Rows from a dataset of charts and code
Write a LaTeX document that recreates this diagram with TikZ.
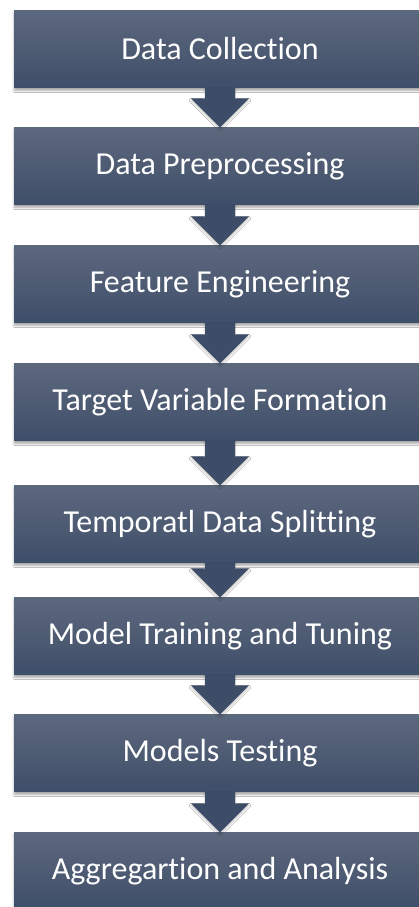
\documentclass[tikz,border=0pt]{standalone}
\usepackage{fontspec}
\setmainfont{Carlito}[Ligatures={NoCommon,NoRare,NoContextual}]
\usetikzlibrary{calc,shadows.blur}
\definecolor{boxtop}{HTML}{5C687D}
\definecolor{boxbot}{HTML}{3F4E69}
\definecolor{arrowcol}{HTML}{3E4D67}
\pgfdeclareverticalshading{boxshade}{100bp}{color(0bp)=(boxbot); color(25bp)=(boxbot); color(75bp)=(boxtop); color(100bp)=(boxtop)}
\tikzset{
  stepbox/.style={rectangle, minimum width=412pt, minimum height=77pt, inner sep=0pt,
    shading=boxshade, text=white,
    font=\fontsize{32}{36}\selectfont,
    blur shadow={shadow xshift=0pt, shadow yshift=-3pt, shadow blur steps=6, shadow opacity=35}},
  flowarrow/.style={fill=arrowcol,
    blur shadow={shadow xshift=0pt, shadow yshift=-2pt, shadow blur steps=4, shadow opacity=25}}
}
\newcommand{\flowarr}[2]{%
  \path[flowarrow] ($(#1.south)+(-15,0)$) -- ($(#1.south)+(15,0)$)
    -- ($(#2.north)+(15,-29)$) -- ($(#2.north)+(29,-29)$) -- (#2.north)
    -- ($(#2.north)+(-29,-29)$) -- ($(#2.north)+(-15,-29)$) -- cycle;}
\begin{document}
\begin{tikzpicture}[x=1pt,y=-1pt]
\fill[white] (0,0) rectangle (419,907);
\useasboundingbox (0,0) rectangle (419,907);
\begin{scope}
\clip (0,0) rectangle (419,907);
\node[stepbox] (b1) at (220,49) {Data Collection};
\node[stepbox] (b2) at (220,166) {Data Preprocessing};
\node[stepbox] (b3) at (220,284) {Feature Engineering};
\node[stepbox] (b4) at (220,402) {Target Variable Formation};
\node[stepbox] (b5) at (220,524) {Temporatl Data Splitting};
\node[stepbox] (b6) at (220,636) {Model Training and Tuning};
\node[stepbox] (b7) at (220,753) {Models Testing};
\node[stepbox] (b8) at (220,871) {Aggregartion and Analysis};
\flowarr{b1}{b2}
\flowarr{b2}{b3}
\flowarr{b3}{b4}
\flowarr{b4}{b5}
\flowarr{b5}{b6}
\flowarr{b6}{b7}
\flowarr{b7}{b8}
\end{scope}
\end{tikzpicture}
\end{document}
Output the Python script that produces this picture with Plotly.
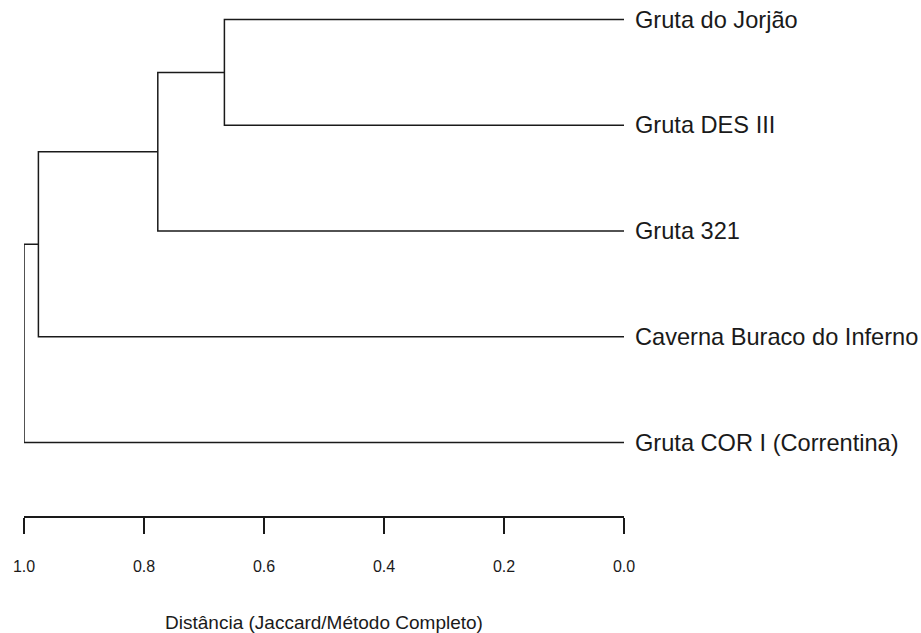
import plotly.graph_objects as go

# folhas do dendrograma (de cima para baixo)
rotulos = ["Gruta do Jorjão", "Gruta DES III", "Gruta 321",
           "Caverna Buraco do Inferno", "Gruta COR I (Correntina)"]

# fusões: (grupo a, grupo b, altura) - índices negativos = folhas, positivos = fusões anteriores
fusao_a = [-1, 1, 2, 3]
fusao_b = [-2, -3, -4, -5]
alturas = [0.666, 0.777, 0.976, 1.0]

ticks = [1.0, 0.8, 0.6, 0.4, 0.2, 0.0]
ticks_txt = ["1.0", "0.8", "0.6", "0.4", "0.2", "0.0"]

pos = {}
alt = {}
for i in range(len(rotulos)):
    pos[-(i + 1)] = i + 1
    alt[-(i + 1)] = 0.0

xs = []
ys = []
for k in range(len(alturas)):
    a, b, h = fusao_a[k], fusao_b[k], alturas[k]
    # ramo em forma de colchete
    xs += [alt[a], h, h, alt[b], None]
    ys += [pos[a], pos[a], pos[b], pos[b], None]
    pos[k + 1] = (pos[a] + pos[b]) / 2
    alt[k + 1] = h

fig = go.Figure()
fig.add_trace(go.Scatter(x=xs, y=ys, mode='lines',
                         line=dict(color='#1a1a1a', width=1.5),
                         hoverinfo='skip', showlegend=False))

for i, r in enumerate(rotulos):
    fig.add_annotation(x=0.0, y=i + 1, text=r, showarrow=False,
                       xanchor='left', yanchor='middle', xshift=9,
                       font=dict(size=23.6, color='#1a1a1a'))

fig.update_xaxes(range=[1.0, 0.0], showgrid=False, zeroline=False,
                 showline=True, linecolor='#1a1a1a', linewidth=1.5,
                 ticks='outside', ticklen=16, tickcolor='#1a1a1a', tickwidth=1.5,
                 tickvals=ticks, ticktext=ticks_txt, ticklabelstandoff=19,
                 tickfont=dict(size=16, color='#1a1a1a'), automargin=False,
                 title=dict(text="Distância (Jaccard/Método Completo)",
                            font=dict(size=19, color='#1a1a1a'), standoff=45))
fig.update_yaxes(range=[5.695, 0.9007], visible=False, showgrid=False, zeroline=False)

fig.update_layout(width=921, height=633,
                  margin=dict(l=24, r=297, t=9, b=117),
                  plot_bgcolor='white', paper_bgcolor='white',
                  font=dict(family="Liberation Sans, Arial, sans-serif"))

# tira a margem do body para a figura ocupar a janela toda
fig.write_html("out.html", config={'displayModeBar': False},
               post_script="document.body.style.margin='0';"
                           "document.documentElement.style.overflow='hidden';")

§ What needs to be done:
Say how many lines in this listing hold the string "with", giving the count and nothing more.

§ Solution for this task:
2